My Mother was a very talented woman. She was a writer or author as she had many stories published during her "writing" years. I inherited a small bit of her writing talent as I'm now writing my Memoirs and leading a group at our town library who are writing theirs.
Edith, my mother was also in my opinion a very talented artist. Her medium of choice was watercolours. When she passed on, all of her five children inherited at least three or more of her framed or unframed paintings. Mine hold pride of place in my guest room, living-room and bedroom. I had also hoped to inherit some of her talent for doing watercolors, having purchased many books on the subject. I have taken lessons on occasion to learn better the technique but finding the time seems to allude me. I am not the best organizer of my time.
Something I did inherit from my mother was her love of puttering. A whole day can pass by with me wondering at the end of it what on earth I accomplished. I was in every room of the house and opened drawers and put things here and there but what the heck, I had fun.
If I had to mention the one gift that my mother passed on to me that I perhaps treasure above all others, besides the love of flowers, birds, quilts, photos, magazines, love of old movies etc., it would be the love of reading. It started because she read to me as a child when we lived in a huge, rambling yellow brick house in the village of Burgessville. A salesman came to the door one day who was selling children's books. Those books were called "Uncle Arthur's Bedtime Stories". Mother ended up buying the whole series I expect, the salesmen back then were very persistant. They were numerous too and often came to the door, something I'm not sorry to see has changed over the years. She was so overcome one day by a pushy salesman, I had to run down to the C0-0p building where which my father managed to tell him to come home quickly so he could tell this man to leave our premises. Which he promptly did.

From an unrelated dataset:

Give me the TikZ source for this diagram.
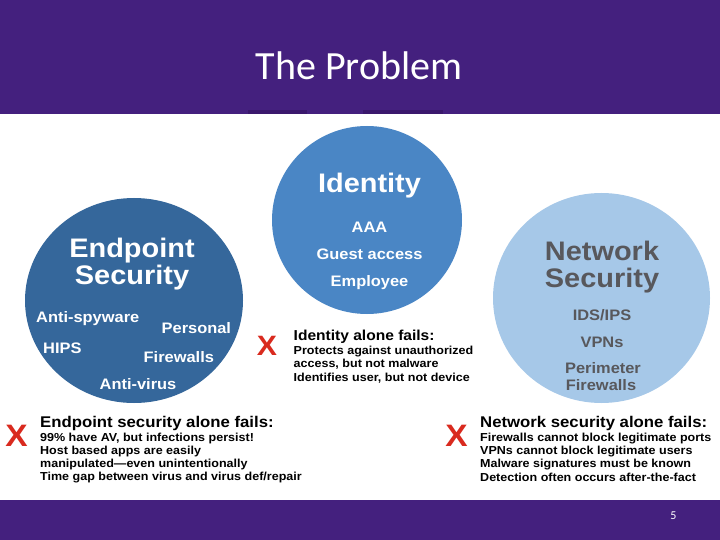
\documentclass[tikz,border=0pt]{standalone}
\usepackage{fontspec}
\usetikzlibrary{shapes.geometric}
\newfontfamily\af{Liberation Sans}[FakeStretch=1.08]
\newfontfamily\cf{Carlito}
\definecolor{barpurple}{RGB}{68,32,126}
\definecolor{tabpurple}{RGB}{58,24,108}
\definecolor{epblue}{RGB}{53,103,155}
\definecolor{idblue}{RGB}{74,134,197}
\definecolor{nwblue}{RGB}{166,200,232}
\definecolor{nwgray}{RGB}{88,88,92}
\definecolor{xred}{RGB}{217,42,30}
\begin{document}
\begin{tikzpicture}[x=1pt,y=-1pt,
  txt/.style={inner sep=0pt, anchor=base, font=\af\bfseries},
  bighead/.style={txt, font=\af\bfseries\fontsize{26.8}{30}\selectfont},
  item/.style={txt, font=\af\bfseries\fontsize{15.2}{17}\selectfont},
  failhead/.style={txt, anchor=base west, text=black, font=\af\bfseries\fontsize{15.5}{18}\selectfont},
  body/.style={txt, anchor=base west, text=black, font=\af\bfseries\fontsize{11.6}{13}\selectfont},
  xmark/.style={txt, text=xred},
  blob/.style={ellipse, draw=none, inner sep=0pt}]
\useasboundingbox (0,0) rectangle (720,540);
\fill[white] (0,0) rectangle (720,540);
% bars
\fill[barpurple] (0,0) rectangle (720,114);
\fill[tabpurple] (248,110) rectangle (307,114);
\fill[tabpurple] (363,110) rectangle (443,114);
\fill[barpurple] (0,500) rectangle (720,540);
\node[inner sep=0pt, anchor=base, text=white, font=\cf\fontsize{40}{44}\selectfont] (title) at (359,80) {The Problem};
\node[inner sep=0pt, anchor=base, text=white, font=\cf\fontsize{12}{14}\selectfont] (pnum) at (673.5,519) {5};

% circles
\node[blob, fill=epblue, minimum width=218pt, minimum height=205pt] (ep) at (134,300.5) {};
\node[blob, fill=idblue, minimum width=190pt, minimum height=188pt] (id) at (367,220) {};
\node[blob, fill=nwblue, minimum width=217pt, minimum height=210pt] (nw) at (601.5,298) {};

% endpoint contents
\node[bighead, text=white] (ep1) at (132,258) {Endpoint};
\node[bighead, text=white] (ep2) at (132,284.5) {Security};
\node[item, text=white, anchor=base west] (epa) at (36,322) {Anti-spyware};
\node[item, text=white, anchor=base west] (epb) at (161.5,333) {Personal};
\node[item, text=white, anchor=base west] (epc) at (43,353) {HIPS};
\node[item, text=white, anchor=base west] (epd) at (143.5,362) {Firewalls};
\node[item, text=white, anchor=base west] (epe) at (99.5,389) {Anti-virus};

% identity contents
\node[bighead, text=white] (id1) at (369.5,192.5) {Identity};
\node[item, text=white] (ida) at (369.5,232.5) {AAA};
\node[item, text=white] (idb) at (369.5,259) {Guest access};
\node[item, text=white] (idc) at (369.5,286) {Employee};

% network contents
\node[bighead, text=nwgray] (nw1) at (602,260) {Network};
\node[bighead, text=nwgray] (nw2) at (602,287) {Security};
\node[item, text=nwgray] (nwa) at (602,320) {IDS/IPS};
\node[item, text=nwgray] (nwb) at (602,347) {VPNs};
\node[item, text=nwgray] (nwc) at (603,373) {Perimeter};
\node[item, text=nwgray] (nwd) at (601,390) {Firewalls};

% red crosses
\node[xmark, font=\af\bfseries\fontsize{28}{30}\selectfont] (x1) at (267,355) {X};
\node[xmark, font=\af\bfseries\fontsize{31}{33}\selectfont] (x2) at (16.5,446) {X};
\node[xmark, font=\af\bfseries\fontsize{31}{33}\selectfont] (x3) at (456.5,446) {X};

% identity fails
\node[failhead, font=\af\bfseries\fontsize{14.4}{17}\selectfont] (if0) at (293.5,340) {Identity alone fails:};
\node[body] (if1) at (293.5,354.3) {Protects against unauthorized};
\node[body] (if2) at (293.5,367.7) {access, but not malware};
\node[body] (if3) at (293.5,381) {Identifies user, but not device};

% endpoint fails
\node[failhead] (ef0) at (40,427.7) {Endpoint security alone fails:};
\node[body] (ef1) at (40,441.3) {99\% have AV, but infections persist!};
\node[body] (ef2) at (40,454.5) {Host based apps are easily};
\node[body] (ef3) at (40,467.7) {manipulated\textemdash even unintentionally};
\node[body] (ef4) at (40,480.7) {Time gap between virus and virus def/repair};

% network fails
\node[failhead] (nf0) at (480,427.7) {Network security alone fails:};
\node[body] (nf1) at (480,441) {Firewalls cannot block legitimate ports};
\node[body] (nf2) at (480,454.3) {VPNs cannot block legitimate users};
\node[body] (nf3) at (480,467.7) {Malware signatures must be known};
\node[body] (nf4) at (480,481) {Detection often occurs after-the-fact};
\end{tikzpicture}
\end{document}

Mother started reading to me story after story from these bedtime books. Having a vivid imagination even at a tender age I could place myself in these stories most of which had a moral. Did mother have a motive for reading certain stories to me? Perhaps. There were black and white pictures in those books which I would look upon for hours also. Our village was very small, there were two garages across from each other and two general stores. The one store though had a magic place upstairs at the back. We would walk along a narrow sidewalk and open a door and climb up many, many stairs. At the top was a long, narrow room but it was filled with treasure. It was a very small but exciting library. Imagine a person a small as me could borrow books, read them and then take them back for more! Life couldn't get any better.

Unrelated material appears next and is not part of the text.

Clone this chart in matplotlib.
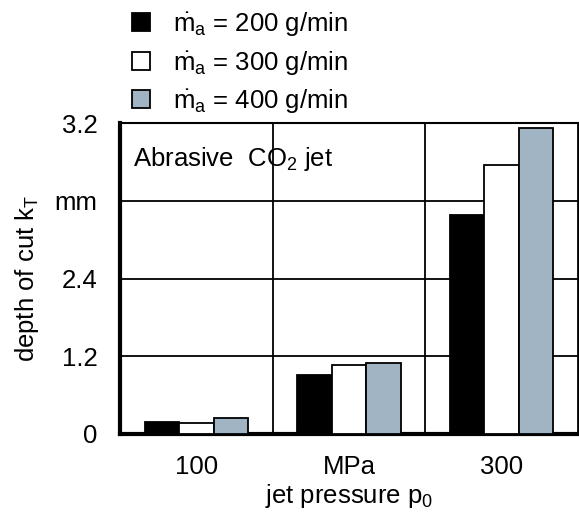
import numpy as np
import matplotlib.pyplot as plt

plt.rcParams['font.family'] = ['Liberation Sans', 'DejaVu Sans']
plt.rcParams['mathtext.fontset'] = 'custom'
plt.rcParams['mathtext.rm'] = 'Liberation Sans'
plt.rcParams['mathtext.it'] = 'Liberation Sans'

groups = ['100', 'MPa', '300']
flow_labels = [r'$\mathrm{\dot{m}_a}$ = 200 g/min',
               r'$\mathrm{\dot{m}_a}$ = 300 g/min',
               r'$\mathrm{\dot{m}_a}$ = 400 g/min']
depth_200 = [0.18, 0.91, 3.38]
depth_300 = [0.17, 1.06, 4.15]
depth_400 = [0.24, 1.09, 4.73]
ytick_vals = [0, 1.2, 2.4, 3.6, 4.8]
ytick_labels = ['0', '1.2', '2.4', 'mm', '3.2']

fs = 18.5
fig = plt.figure(figsize=(5.79, 5.13), dpi=100)
ax = fig.add_axes([0.2073, 0.154, 0.791, 0.606])

x = np.arange(len(groups)) + 0.5
w = 0.226
colors = ['black', 'white', '#a1b4c3']
for i, (vals, c) in enumerate(zip([depth_200, depth_300, depth_400], colors)):
    ax.bar(x + (i - 1) * w, vals, w, color=c, edgecolor='black', linewidth=1.3,
           label=flow_labels[i], zorder=3)

ax.set_xlim(0, 3)
ax.set_ylim(0, 4.8)
ax.set_yticks(ytick_vals)
ax.set_yticklabels(ytick_labels, fontsize=fs)
ax.set_xticks(x)
ax.set_xticklabels(groups, fontsize=fs)
ax.tick_params(length=0)
ax.tick_params(axis='x', pad=15)
ax.tick_params(axis='y', pad=16)
for v in [1, 2]:
    ax.axvline(v, color='black', lw=1.3, zorder=1)
for v in ytick_vals[1:-1]:
    ax.axhline(v, color='black', lw=1.3, zorder=1)

ax.spines['left'].set_linewidth(3)
ax.spines['bottom'].set_linewidth(3)
ax.spines['top'].set_linewidth(1.5)
ax.spines['right'].set_linewidth(2)

ax.set_xlabel(r'jet pressure p$_0$', fontsize=fs, labelpad=2)
ax.set_ylabel(r'depth of cut k$_\mathrm{T}$', fontsize=fs, labelpad=10)
ax.text(0.028, 0.885, r'Abrasive  CO$_2$ jet', transform=ax.transAxes,
        fontsize=fs, va='center', ha='left')

ax.legend(loc='lower left', bbox_to_anchor=(0.01, 1.0), frameon=False,
          fontsize=fs, handlelength=0.7, handleheight=0.7, handletextpad=0.9,
          labelspacing=0.42, borderaxespad=0.2, borderpad=0.1)

fig.savefig('out.png', dpi=100)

Then as I grew older and got an allowance I discovered comic books. Not just any comic books but big, thick Historical comic books and then romantic ones or just plain funny ones. I had a friend who lived five miles away in Norwich and her and her brother had boxes of them out in their front porch under the couch. I had struck gold! I was allowed to take some home, then after reading them bring them back. The library in Norwich was also a treasure-trove where I met Lucy Maud Montgomery and fell in love with Anne of Green Gables. You wouldn't want to know how many of her books I have on my book shelves. Then I fell in love later on with an author I'm now rereading Gene Stratton-Porter who wrote Freckles, Laddie and my favorite book of all time "Girl of the Limberlost". (well actually I have hundreds of favorite books).
Often at the library there were books which became torn, faded and too old to keep on the shelves. It was our family's good fortune that mother just happened to be the librarian. One day she brought me my most treasured book, a faded old ragged copy of "Girl of the Limberlost". I was transported into another world, a world so filled with nature as I didn't want to leave it. I think my gardening gene must have been formed into a little bud that day, later to burst forth into an all out explosion of activity each spring and summer. If I were to admit to addictions, they would be reading and gardening.
I realized today I don't have all of Gene Stratton-Porter's books so the hunt will now be on to try and find those treasures written back in the 1900's if at all possible. I have written down all the titles I can find and who printed them. Now I will hunt in dusty little book stores whenever I find myself in towns where such a thing exists. Perhaps I'll email some of literary book hunters in the family to be on the look-out as they live in a bigger city where a treasure-trove of book stores must exist. I hope as I sit each morning enjoying my coffee inside in winter or outside on my back deck in the summer reading away for an hour before starting my puttering, that mother is looking down on me, smiling and reminiscing about all the glorious books she read, knowing my time is well spent.